1) Take it slow. hang out as friends at minimum ~5 times outside of work to test compatibility
2) Dont look in the same group with same direct reports. You should not share the same boss for at least two levels up IMO
3) Don’t chat on internal systems. Your boss is watching that shit
4) Dont hookup until you get on the same page. Once you hook up and realize you are both not looking for something serious, shit will go downhill
5) Dont tell people until you are seriously dating for >6 months. Co-Workers don’t need to get involved in your dating life
Anyways, I think it’s a natural place to meet a long term partner because the mere fact you both got jobs in banking probably increases likelihood of compatibility.

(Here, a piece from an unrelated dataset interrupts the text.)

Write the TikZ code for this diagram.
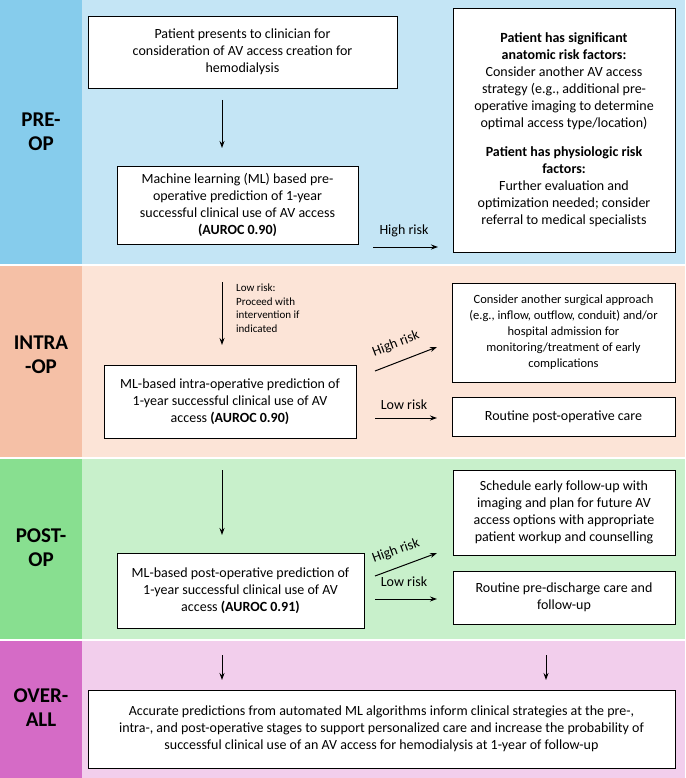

Just be smart and no hook ups
I think if you and the coworker are the type looking for a serious relationship then I think it is worth the downside risk at the company for the chance to be with a lifetime companion.
People get new jobs all the time. Keep it professional and discreet.
Usually not worth it in today's hypersensitive environment. At a place like work where the person is unavoidable things can get real dicey. If you can pull it off without making others skeptical then I suppose you can go for it but its all fun and games until you're in HR because she's caught sour grapes and just makes some shit up. Even if it doesnt get to that extreme the possibility of rumors flying becomes another thing. I just wouldn't want to deal with that nonsense around the office.
Done it before. There are many "it depends" but the simple answer is no. The risk is not worth the reward, and I don't so much mean career risk as I mean risk to your mental peace and the like. Good times are, of course, good, but bad times will come and it's nice to separate work from pleasure. Similar idea to don't mix family and business
Hell no unless he’s in a different division and we agree to not report each other.
Don't shit where you eat. Not worth the risk.